Winter is a time for reflection. We often spend more time inside looking outside during the Illinois winter. Perhaps one of the most popular past times for many of us is watching the birds, which often stand in stark contrast to the still winter landscape. It is through this, that I learned something fascinating about the relationship between blue jays and oak trees.
Introducing the Oak
My journey of observation began this past autumn. In our backyard stands a massive pin oak (Quercus palustris). Pin oaks can grow into 100-foot-tall behemoths. This particular tree provides excellent shade for the house, however, if I were to direct the hands planting it 30 years ago, I may have suggested a bit farther away from the house. I’m not sure who is more guilty of clogging my gutters more, the oaks or the maples. Both seem to be working together to keep me on the ladder at all times of the year. This past fall our pin oak did something I have not yet observed of this particular tree. It had a mast year.
A mast is where a tree puts an enormous amount of energy into seed production. In the case of the oak, the seed is the acorn. Many different species of trees show this tendency of years with low fruit production to an overabundance. The theory behind this is the idea of providing so much food for those animals eating the seed, there is no way all the acorns could be eaten, thus ensuring some offspring of the tree will survive predation.

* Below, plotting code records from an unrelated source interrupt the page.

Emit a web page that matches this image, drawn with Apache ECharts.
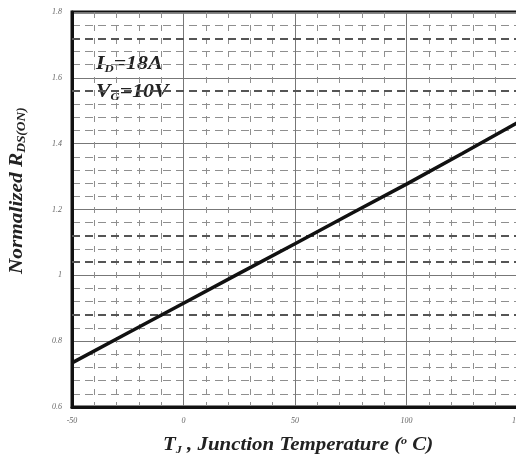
<!DOCTYPE html>
<html>
<head>
<meta charset="utf-8">
<script src="https://cdn.jsdelivr.net/npm/echarts@6/dist/echarts.min.js"></script>
<style>html,body{margin:0;padding:0;background:#fff;}#c{width:516px;height:468px;}</style>
</head>
<body>
<div id="c"></div>
<script>
// Data
var tempC = [-50, -25, 0, 25, 50, 75, 100, 125, 150];
var rdsNorm = [0.734, 0.825, 0.915, 1.006, 1.096, 1.187, 1.277, 1.370, 1.465];
var xTicks = [-50, 0, 50, 100, 150];
var yTicks = [0.6, 0.8, 1.0, 1.2, 1.4, 1.6, 1.8];
var boldDashY = [1.72, 1.56, 1.12, 1.04, 0.88];

var serif = '"Liberation Serif", "DejaVu Serif", serif';
var chart = echarts.init(document.getElementById('c'), null, {renderer: 'canvas'});

var option = {
  backgroundColor: '#ffffff',
  animation: false,
  grid: {left: 72, top: 12, right: -2, bottom: 61, show: true, borderColor: '#111', borderWidth: 3,
         containLabel: false, outerBoundsMode: 'none'},
  xAxis: {
    type: 'value', min: xTicks[0], max: xTicks[xTicks.length - 1], interval: 50,
    axisLine: {show: true, onZero: false, lineStyle: {color: '#111', width: 3}},
    axisTick: {show: false},
    axisLabel: {margin: 10, color: '#666', fontFamily: serif, fontStyle: 'italic', fontSize: 8},
    splitLine: {show: true, lineStyle: {color: '#777', width: 1}},
    minorTick: {show: false, splitNumber: 5},
    minorSplitLine: {show: true, lineStyle: {color: '#8f8f8f', width: 1, type: [6, 7]}}
  },
  yAxis: {
    type: 'value', min: yTicks[0], max: yTicks[yTicks.length - 1], interval: 0.2,
    axisLine: {show: true, onZero: false, lineStyle: {color: '#111', width: 3}},
    axisTick: {show: false},
    axisLabel: {margin: 10, color: '#666', fontFamily: serif, fontStyle: 'italic', fontSize: 8},
    splitLine: {show: true, lineStyle: {color: '#777', width: 1}},
    minorTick: {show: false, splitNumber: 5},
    minorSplitLine: {show: true, lineStyle: {color: '#8f8f8f', width: 1, type: [8, 5]}}
  },
  series: [{
    type: 'line',
    data: tempC.map(function (t, i) { return [t, rdsNorm[i]]; }),
    showSymbol: false,
    lineStyle: {color: '#111', width: 3.5},
    z: 5,
    markLine: {
      silent: true, symbol: 'none', label: {show: false},
      lineStyle: {color: '#555', width: 2, type: [8, 5]},
      data: boldDashY.map(function (v) { return {yAxis: v}; })
    }
  }],
  graphic: [
    {
      type: 'text', x: 163, y: 434, scaleX: 1.1,
      style: {
        text: '{m|T}{s|J}{m| , Junction Temperature (}{sup|o}{m| C)}',
        rich: {
          m: {fontFamily: serif, fontStyle: 'italic', fontWeight: 'bold', fontSize: 19, fill: '#222'},
          s: {fontFamily: serif, fontStyle: 'italic', fontWeight: 'bold', fontSize: 11, fill: '#222', padding: [11, 0, 0, 0]},
          sup: {fontFamily: serif, fontStyle: 'italic', fontWeight: 'bold', fontSize: 11, fill: '#222', padding: [0, 0, 8, 0]}
        }
      }
    },
    {
      type: 'text', x: 6, y: 274, rotation: Math.PI / 2, scaleX: 1.12,
      style: {
        text: '{m|Normalized R}{s|DS(ON)}',
        rich: {
          m: {fontFamily: serif, fontStyle: 'italic', fontWeight: 'bold', fontSize: 19, fill: '#222'},
          s: {fontFamily: serif, fontStyle: 'italic', fontWeight: 'bold', fontSize: 12, fill: '#222', padding: [10, 0, 0, 0]}
        }
      }
    },
    {
      type: 'text', x: 96, y: 54, scaleX: 1.15,
      style: {
        text: '{m|I}{s|D}{m|=18A}',
        rich: {
          m: {fontFamily: serif, fontStyle: 'italic', fontWeight: 'bold', fontSize: 19, fill: '#222'},
          s: {fontFamily: serif, fontStyle: 'italic', fontWeight: 'bold', fontSize: 11, fill: '#222', padding: [10, 0, 0, 0]}
        }
      }
    },
    {
      type: 'text', x: 96, y: 82, scaleX: 1.15,
      style: {
        text: '{m|V}{s|G}{m|=10V}',
        rich: {
          m: {fontFamily: serif, fontStyle: 'italic', fontWeight: 'bold', fontSize: 19, fill: '#222'},
          s: {fontFamily: serif, fontStyle: 'italic', fontWeight: 'bold', fontSize: 11, fill: '#222', padding: [10, 0, 0, 0]}
        }
      }
    }
  ]
};
chart.setOption(option);
</script>
</body>
</html>
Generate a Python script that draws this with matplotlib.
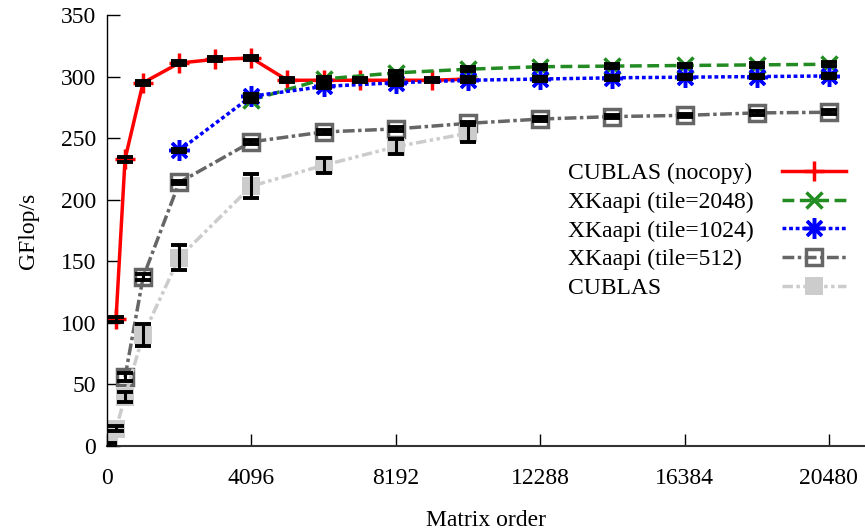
import matplotlib
matplotlib.use('Agg')
import matplotlib.pyplot as plt
from matplotlib.lines import Line2D

plt.rcParams['font.family'] = ['Liberation Serif', 'DejaVu Serif']
plt.rcParams['font.size'] = 17

# CUBLAS (nocopy)
n_nocopy = [256, 512, 1024, 2048, 3072, 4096, 5120, 6144, 7168, 8192, 9216, 10240]
gf_nocopy = [103, 233, 295, 311, 314, 315, 297, 297, 297, 297, 297, 298]
err_nocopy = [2, 2, 1.5, 1.5, 1.5, 1.5, 1.5, 1.5, 1.5, 1.5, 1.5, 1.5]

# XKaapi (tile=2048)
n_t2048 = [4096, 6144, 8192, 10240, 12288, 14336, 16384, 18432, 20480]
gf_t2048 = [281, 298, 303, 306, 308, 308.5, 309, 309.5, 310]
err_t2048 = [1.5] * 9

# XKaapi (tile=1024)
n_t1024 = [2048, 4096, 6144, 8192, 10240, 12288, 14336, 16384, 18432, 20480]
gf_t1024 = [240, 284, 292, 295, 297, 298, 299, 299.5, 300, 300.5]
err_t1024 = [1.5] * 10

# XKaapi (tile=512)
n_t512 = [512, 1024, 2048, 4096, 6144, 8192, 10240, 12288, 14336, 16384, 18432, 20480]
gf_t512 = [56, 137, 214, 247, 255, 257.5, 262, 265.5, 267.5, 268.5, 270.5, 271]
err_t512 = [3, 2.5, 1.5, 1.5, 1.5, 1.5, 1.5, 1.5, 1.5, 1.5, 1.5, 1.5]

# CUBLAS
n_cublas = [64, 256, 512, 1024, 2048, 4096, 6144, 8192, 10240]
gf_cublas = [1, 14, 40, 90, 153, 211, 228, 243, 254]
err_cublas = [1.5, 2, 4, 9, 10, 9.5, 6, 6, 7]

labels = ['CUBLAS (nocopy)', 'XKaapi (tile=2048)', 'XKaapi (tile=1024)',
          'XKaapi (tile=512)', 'CUBLAS']
xticks = [0, 4096, 8192, 12288, 16384, 20480]
yticks = [0, 50, 100, 150, 200, 250, 300, 350]

fig = plt.figure(figsize=(8.65, 5.32), dpi=100)
ax = fig.add_axes([107 / 865, 86 / 532, 758 / 865, 431 / 532])

h1, = ax.plot(n_nocopy, gf_nocopy, color='#ff0000', lw=2.5, ls='-',
              marker='+', ms=15, mew=2.5)
h2, = ax.plot(n_t2048, gf_t2048, color='#228b22', lw=2.5, ls=(0, (3.4, 1.6)),
              marker='x', ms=12, mew=2.5)
h3, = ax.plot(n_t1024, gf_t1024, color='#0000ff', lw=2.5, ls=(0, (1.1, 0.8)),
              marker=(8, 2, 0), ms=15, mew=2.5)
h4, = ax.plot(n_t512, gf_t512, color='#666666', lw=2.5, ls=(0, (3.4, 1.0, 1.0, 1.0)),
              marker='s', ms=11, mew=2.5, mfc='none', mec='#666666')
h5, = ax.plot(n_cublas, gf_cublas, color='#cccccc', lw=2.5,
              ls=(0, (3.0, 1.0, 1.0, 1.0, 1.0, 1.0)),
              marker='s', ms=13, mew=0, mfc='#cccccc')

for n, g, e in [(n_nocopy, gf_nocopy, err_nocopy), (n_t2048, gf_t2048, err_t2048),
                (n_t1024, gf_t1024, err_t1024), (n_t512, gf_t512, err_t512),
                (n_cublas, gf_cublas, err_cublas)]:
    ax.errorbar(n, g, yerr=e, fmt='none', ecolor='black', elinewidth=2.2,
                capsize=5.5, capthick=2.8, zorder=5)

ax.set_xlim(0, 21504)
ax.set_ylim(0, 350)
ax.set_xticks(xticks)
ax.set_xticklabels([str(t) for t in xticks])
ax.set_yticks(yticks)
ax.spines['top'].set_visible(False)
ax.spines['right'].set_visible(False)
ax.spines['left'].set_linewidth(1)
ax.spines['bottom'].set_linewidth(1.5)
ax.spines['bottom'].set_color('#333333')
ax.tick_params(direction='in', length=9, width=1)
ax.tick_params(axis='x', pad=16)
ax.tick_params(axis='y', pad=8)

ax.set_xlabel('Matrix order')
ax.xaxis.set_label_coords(0.5, -0.148)
ax.set_ylabel('GFlop/s')
ax.yaxis.set_label_coords(-0.09, 0.5)

# legend: left-aligned texts, samples in a column on the right
blank = [Line2D([], [], ls='none') for _ in labels]
leg_txt = ax.legend(blank, labels, loc='upper left', bbox_to_anchor=(0.608, 0.658),
                    frameon=False, handlelength=0, handletextpad=0, borderpad=0,
                    borderaxespad=0, labelspacing=0.31)
ax.add_artist(leg_txt)
ax.legend([h1, h2, h3, h4, h5], [' '] * 5, loc='upper left',
          bbox_to_anchor=(0.8905, 0.658), frameon=False, handlelength=2.7,
          handletextpad=0, borderpad=0, borderaxespad=0, labelspacing=0.31,
          numpoints=1)

fig.savefig('out.png', dpi=100)
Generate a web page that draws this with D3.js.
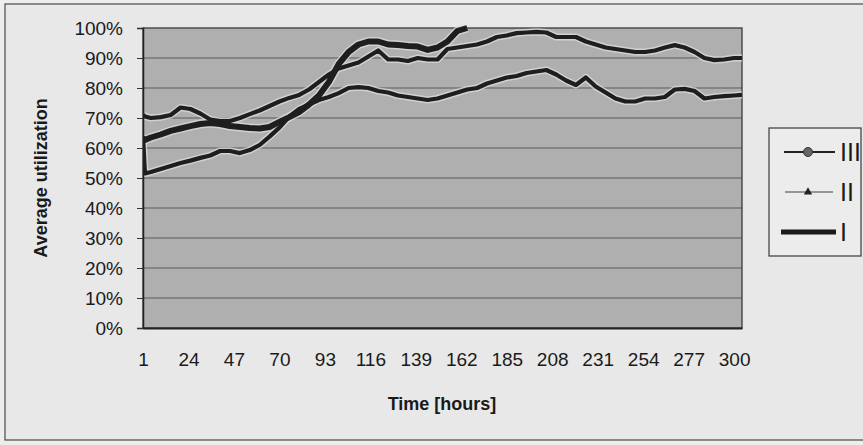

What does a mast year mean for the pin oak in my backyard? Essentially, a carpet of acorns on the ground. The area beneath the tree is so full of acorns, the lawn is mostly smothered. And the gutters are full, almost comically so, of acorns. Looking into the canopy of the tree as winter set in, I noticed clusters and clusters of acorns still holding fast, not having dropped yet. You get the picture; it was a lot of acorns.
Enter the Jay
With all these acorns it seems to make sense how widespread oak trees are around the planet. Of course, the tree can’t move its acorns far and wide. Something must be responsible for sowing oaks across the landscape. Some may credit squirrels for this enormous task, and they likely do their fair share of work, but the animal credited with oak dispersal planet-wide are the jays. There are many different species of jays around the world. For us here in Illinois specifically what we see is the Eastern blue jay (Cyanocitta cristata).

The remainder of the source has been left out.